Made for adventure
Official status to the route along the wildest coast of Vancouver Island will ensure passage through some of the world’s most spectacular scenery and the best kayaking imaginable. It is a route truly made for adventure.
On my first run down the outside of Vancouver Island by kayak, Cape Scott served up a thrashing. The cape is the northwestern-most point of land on Vancouver Island, and it was deceivingly calm as I passed the cape’s resident sea lion rookery at dawn. Rubbery whiskered noses snorted at me as they surfaced beside the kayak. I lingered absently, unaware of how my leisurely approach was working against me. No sooner was I past the lighthouse than the wind picked up from the south. In moments I was fighting vicious wind waves of several feet, coupled with an adverse and growing current. My progress slowed to a crawl, and to make matters worse, the current kept trying to push me towards the cape’s sharp reefs. My GPS kept dropping to a reading of 0.0 kmh – too slow to be measured. By doubling my effort the end of the peninsula slowly crept into view. There the current seemed to release me, and I managed to drop into the relative safety of Lowrie Bay. I did have ample time to recover, though – the next two days were spent waiting out a storm.
My second crossing was more peaceful but eerie. The wind behaved, leaving just a gentle swell.
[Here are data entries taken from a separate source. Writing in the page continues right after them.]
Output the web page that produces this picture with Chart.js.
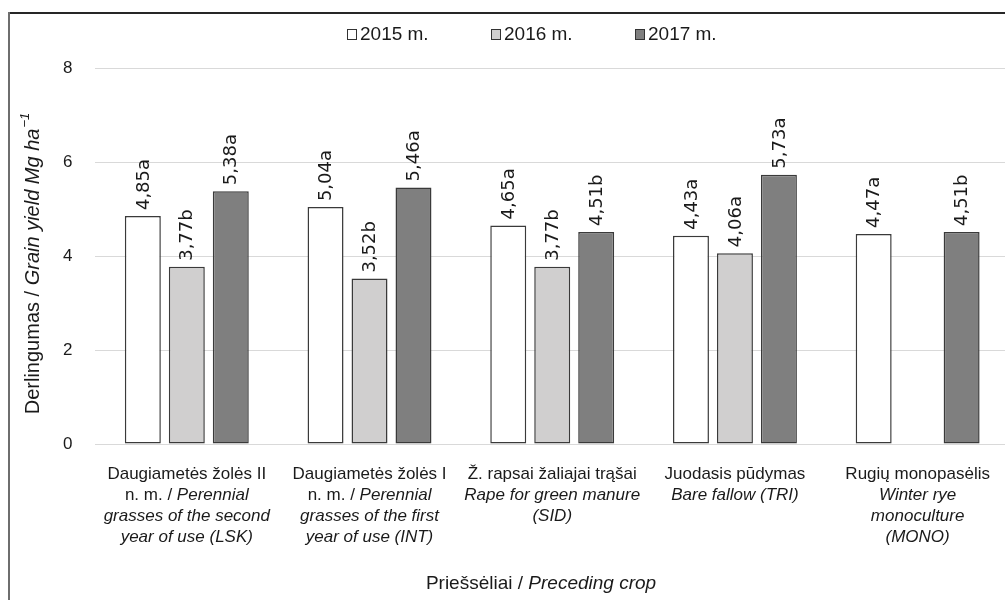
<!DOCTYPE html>
<html>
<head>
<meta charset="utf-8">
<script src="https://cdn.jsdelivr.net/npm/chart.js@4"></script>
<style>
  html, body { margin: 0; background: #fff; overflow: hidden; }
  #wrap { position: relative; width: 1005px; height: 600px; overflow: hidden; }
  #legend { position: absolute; top: 23px; left: 347px; display: flex; font: 19px "Liberation Sans", Arial, sans-serif; color: #1a1a1a; }
  #legend .item { display: flex; align-items: center; width: 144px; }
  #legend .box { width: 8px; height: 9px; border: 1px solid #333; margin-right: 3px; }
</style>
</head>
<body>
<div id="wrap">
  <canvas id="chart" width="1009" height="600"></canvas>
  <div id="legend"></div>
</div>
<script>
// plain category names (used by the x scale)
const categories = ["LSK", "INT", "SID", "TRI", "MONO"];

// category label lines, each line is a list of [text, italic]
const categoryLines = [
    [[["Daugiametės žolės II", false]], [["n. m. / ", false], ["Perennial", true]], [["grasses of the second", true]], [["year of use (LSK)", true]]],
    [[["Daugiametės žolės I", false]], [["n. m. / ", false], ["Perennial", true]], [["grasses of the first", true]], [["year of use (INT)", true]]],
    [[["Ž. rapsai žaliajai trąšai", false]], [["Rape for green manure", true]], [["(SID)", true]]],
    [[["Juodasis pūdymas", false]], [["Bare fallow (TRI)", true]]],
    [[["Rugių monopasėlis", false]], [["Winter rye", true]], [["monoculture", true]], [["(MONO)", true]]]
];

const seriesNames = ["2015 m.", "2016 m.", "2017 m."];
const yield2015 = [4.85, 5.04, 4.65, 4.43, 4.47];
const yield2016 = [3.77, 3.52, 3.77, 4.06, null];
const yield2017 = [5.38, 5.46, 4.51, 5.73, 4.51];
const letters2015 = ["a", "a", "a", "a", "a"];
const letters2016 = ["b", "b", "b", "a", ""];
const letters2017 = ["a", "a", "b", "a", "b"];
const yTicks = [0, 2, 4, 6, 8];

const colors = ["#ffffff", "#d0cfcf", "#7f7f7f"];
const letters = [letters2015, letters2016, letters2017];

const FONT = '"Liberation Sans", Arial, sans-serif';

// legend
const legend = document.getElementById("legend");
seriesNames.forEach((name, i) => {
    const item = document.createElement("div");
    item.className = "item";
    item.innerHTML = '<span class="box" style="background:' + colors[i] + '"></span><span>' + name + '</span>';
    legend.appendChild(item);
});

function drawSegments(ctx, segs, cx, y, size) {
    let total = 0;
    segs.forEach(s => {
        ctx.font = (s[1] ? "italic " : "") + size + "px " + FONT;
        total += ctx.measureText(s[0]).width;
    });
    let x = cx - total / 2;
    segs.forEach(s => {
        ctx.font = (s[1] ? "italic " : "") + size + "px " + FONT;
        ctx.fillText(s[0], x, y);
        x += ctx.measureText(s[0]).width;
    });
}

const extras = {
    id: "extras",
    afterDatasetsDraw(chart) {
        const ctx = chart.ctx;
        ctx.save();
        ctx.fillStyle = "#1a1a1a";
        ctx.font = '18px "DejaVu Sans", sans-serif';
        ctx.textAlign = "left";
        ctx.textBaseline = "middle";
        chart.data.datasets.forEach((ds, i) => {
            chart.getDatasetMeta(i).data.forEach((bar, j) => {
                const v = ds.data[j];
                if (v == null) return;
                const txt = v.toFixed(2).replace(".", ",") + letters[i][j];
                ctx.save();
                ctx.translate(bar.x + 1, bar.y - 6);
                ctx.rotate(-Math.PI / 2);
                ctx.fillText(txt, 0, 0);
                ctx.restore();
            });
        });
        ctx.restore();
    },
    afterDraw(chart) {
        const ctx = chart.ctx;
        const area = chart.chartArea;
        const xs = chart.scales.x;
        ctx.save();
        ctx.fillStyle = "#1a1a1a";
        ctx.textAlign = "left";
        ctx.textBaseline = "middle";

        // category labels
        categoryLines.forEach((lines, i) => {
            const cx = xs.getPixelForValue(i);
            lines.forEach((segs, k) => {
                drawSegments(ctx, segs, cx, area.bottom + 30 + k * 21, 17);
            });
        });

        // x axis title
        drawSegments(ctx, [["Priešsėliai / ", false], ["Preceding crop", true]], 541, 584, 19);

        // y axis title
        ctx.save();
        ctx.translate(33, 264);
        ctx.rotate(-Math.PI / 2);
        const segs = [["Derlingumas / ", false], ["Grain yield Mg ha", true]];
        ctx.font = "italic 13px " + FONT;
        const supW = ctx.measureText("−1").width;
        let total = supW;
        segs.forEach(s => {
            ctx.font = (s[1] ? "italic " : "") + "20px " + FONT;
            total += ctx.measureText(s[0]).width;
        });
        let x = -total / 2;
        segs.forEach(s => {
            ctx.font = (s[1] ? "italic " : "") + "20px " + FONT;
            ctx.fillText(s[0], x, 0);
            x += ctx.measureText(s[0]).width;
        });
        ctx.font = "italic 13px " + FONT;
        ctx.fillText("−1", x + 1, -8);
        ctx.restore();

        // frame (top and left edges)
        ctx.lineWidth = 2;
        ctx.strokeStyle = "#262626";
        ctx.beginPath();
        ctx.moveTo(8, 13);
        ctx.lineTo(1009, 13);
        ctx.stroke();
        ctx.strokeStyle = "#6e6e6e";
        ctx.beginPath();
        ctx.moveTo(9, 12);
        ctx.lineTo(9, 600);
        ctx.stroke();
        ctx.restore();
    }
};

const ctx = document.getElementById("chart").getContext("2d");
new Chart(ctx, {
    type: "bar",
    data: {
        labels: categories,
        datasets: [yield2015, yield2016, yield2017].map((d, i) => ({
            label: seriesNames[i],
            data: d,
            backgroundColor: colors[i],
            borderColor: "#3a3a3a",
            borderWidth: 1.5,
            borderSkipped: false,
            categoryPercentage: 0.722,
            barPercentage: 0.818
        }))
    },
    options: {
        responsive: false,
        animation: false,
        layout: { padding: { top: 68, bottom: 148, left: 40, right: 0 } },
        plugins: {
            legend: { display: false },
            tooltip: { enabled: false }
        },
        scales: {
            x: {
                grid: { display: false },
                border: { display: false },
                ticks: { display: false }
            },
            y: {
                min: 0,
                max: 8,
                afterBuildTicks: axis => { axis.ticks = yTicks.map(v => ({ value: v })); },
                grid: { color: "#d9d9d9", drawTicks: false },
                border: { display: false },
                ticks: {
                    padding: 23,
                    color: "#1a1a1a",
                    font: { family: FONT, size: 17 }
                }
            }
        }
    },
    plugins: [extras]
});
</script>
</body>
</html>
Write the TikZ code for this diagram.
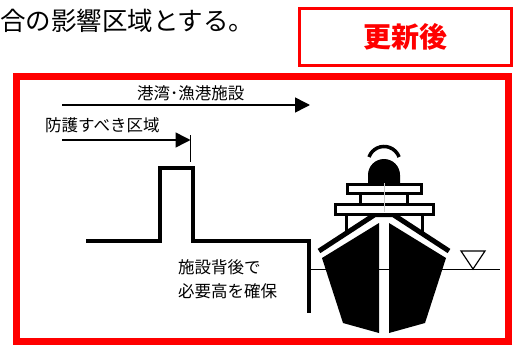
\documentclass[tikz,border=0pt]{standalone}
\usepackage{fontspec}
\setmainfont{Noto Sans CJK JP}
\usetikzlibrary{arrows.meta}
\begin{document}
\begin{tikzpicture}[x=1pt,y=-1pt,
		frame/.style = {draw=red, line width=7pt},
		wall/.style = {line width=4pt, line join=miter},
		deck/.style = {draw=black, line width=3pt, fill=white},
		label/.style = {anchor=west, inner sep=0pt, align=left, font=\fontsize{16.5}{24}\selectfont},
		reach/.style = {line width=1.5pt, -{Triangle[length=15pt,width=15pt]}}
	]
	\useasboundingbox (0,0) rectangle (513,345);
	\def\waterlevel{269}
	% heading and badge
	\node[anchor=west, inner sep=0pt, font=\fontsize{25.5}{25.5}\selectfont] (caption) at (0,21) {合の影響区域とする。};
	\node[draw=red, line width=3pt, minimum width=211.5pt, minimum height=57pt, text=red,
		font=\fontsize{28}{28}\selectfont\bfseries] (badge) at (405.25,37) {更新後};
	\draw[frame] (16.5,76.5) rectangle (508.5,341.5);
	% reach arrows
	\node[label] (facility) at (137,93) {港湾･漁港施設};
	\node[label] (zone) at (45,125) {防護すべき区域};
	\coordinate (facility start) at (62,105);
	\coordinate (facility end) at (310,105);
	\coordinate (zone start) at (62,140);
	\coordinate (zone end) at (190.5,140);
	\coordinate (tick top) at (190.5,135);
	\coordinate (tick bottom) at (190.5,162);
	\draw[reach] (facility start) -- (facility end);
	\draw[reach] (zone start) -- (zone end);
	\draw[line width=1pt] (tick top) -- (tick bottom);
	% ground, seawall and quay
	\draw[wall] (86,241) -- (160,241) -- (160,167.5) -- (192.5,167.5) -- (192.5,241) -- (308.5,241) -- (308.5,313);
	\node[label] (note) at (178,279) {施設背後で\\必要高を確保};
	% water level
	\draw[line width=1pt] (308.5,\waterlevel) -- (500,\waterlevel);
	\draw[line width=1.2pt, line join=miter] (461,251) -- (485,251) -- (473,\waterlevel) -- cycle;
	% ship
	\begin{scope}[shift={(384,0)}]
		\fill (-62,258) -- (-5,223) -- (-5,333) -- (-41,323) -- cycle;
		\fill (62,258) -- (5,223) -- (5,333) -- (41,323) -- cycle;
		\draw[line width=5pt] (-65,251) -- (-9,214.5) -- (9,214.5) -- (65,251);
		\draw[line width=3pt] (-38,216) -- (-38,234) (38,216) -- (38,234);
		\draw[deck] (-49,204.5) rectangle (49,214.5);
		\draw[line width=3pt] (-23.5,195) -- (-23.5,203) (23.5,195) -- (23.5,203);
		\fill (-16,184) -- (-16,175) arc (180:360:16) -- (16,184) -- cycle;
		\draw[deck] (-37,184.5) rectangle (37,193.5);
		\draw[line width=3.5pt] (-15,157) arc (200:340:16);
		\draw[gray!40, line width=0.6pt] (0,183) -- (0,212);
	\end{scope}
\end{tikzpicture}
\end{document}
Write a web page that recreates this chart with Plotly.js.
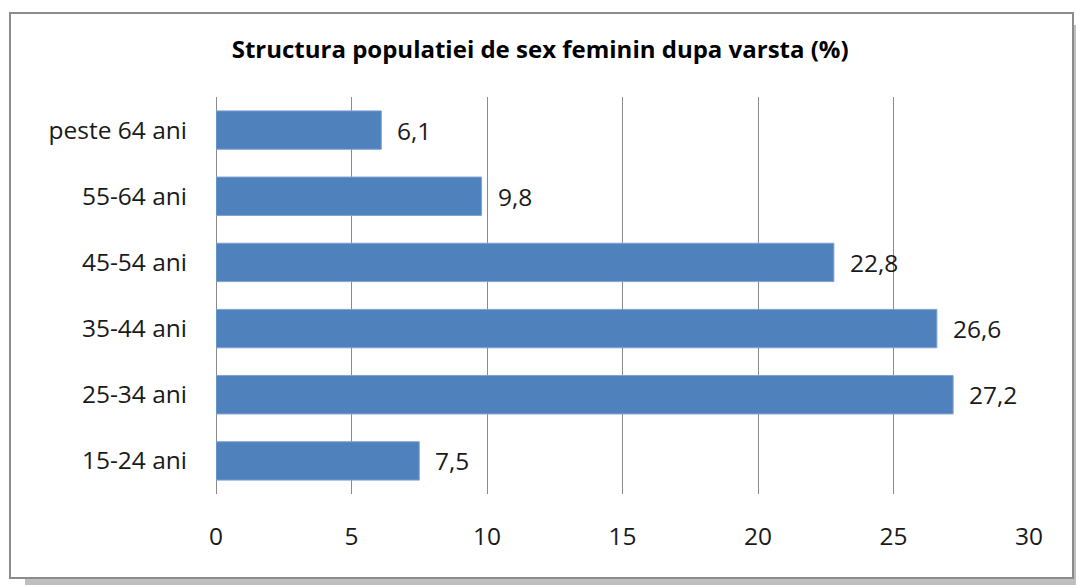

The reefs loomed in and out of view, causing us to constantly second-guess where they were hidden, while a heavy mist made the background surreal.
Both instances left indelible memories, as did most of the rest of the outer coast of Vancouver Island. The run from Port Hardy to Tofino, a distance of about 800 kilometres by kayak, covers the best of the coast of British Columbia in a run remarkable in so many ways. The rugged nature, the isolation, the diversity of scenery and the varied and rich ecology is remarkable. In addition, each region has its own particular attractions and charm. Given that it is so wild and uninhabited the need to formalize a route like this might seem unnecessary – after all, most is Crown land (that is, public) or already protected as parkland. But consider that it might not always be this way.
A wakeup call for the kayaking community in British Columbia was the advent of the Maa-nulth Treaty in 2006. More than a century overdue, the treaty served to right wrongs left over from British colonization that eroded aboriginal rights without legal resolution. The Maa-nulth Treaty was British Columbia’s first coastal treaty, and so provided a glimpse for the future of how coastal native communities will be transformed.
Not surprising, the treaty grants additional land, but in contrast to previous treaty lands the Maa-nulth lands are fee simple: that is, essentially private property that can be bought and sold. And not surprisingly, many of the parcels picked out in the treaty are among the most heavily used coastal recreation areas, such as Spring Island in the Mission Group off Kyuquot Sound, and Toquart Bay, the main launch point for kayakers heading to the popular Broken Group Islands.
In response to this and other changes along the coast, paddling clubs across British Columbia united in 2007 to begin the process of creating a marine trail composed of launch sites, campsites and safe havens to allow travel by paddle along the entire BC coast for generations to come. The result, when complete, will be the largest marine trail in the world. What followed was a lengthy process by volunteers of nine paddling clubs in identifying sites, visiting them, working with the government and consulting with First Nations interests to push forward the goal.
With enough of the preliminary work out of the way, the government has agreed to lift the veil of quiet behind-the-scenes work and announce support for the full trail while officially opening the first two portions: the West Coast Vancouver Island North section from Port Hardy to Tofino and the Gulf Islands Trail Network between Victoria and Nanaimo on Vancouver Island. The official announcement will be made at the Vancouver Island Paddlefest in May, along with a ceremonial group paddle through a portion of the Gulf Islands route to celebrate the occasion. It may well be the most historic paddle in the history of British Columbia.
The changes for kayakers will initially be largely invisible, as site development isn’t part of the equation. At least, not yet. What does change, though, is the designation of the land itself. Once a marine trail site, the designation trumps other possible proposed uses such as fish farms and resorts.
In other words, the trail is here to stay.
John Kimantas is editor of Coast&Kayak Magazine.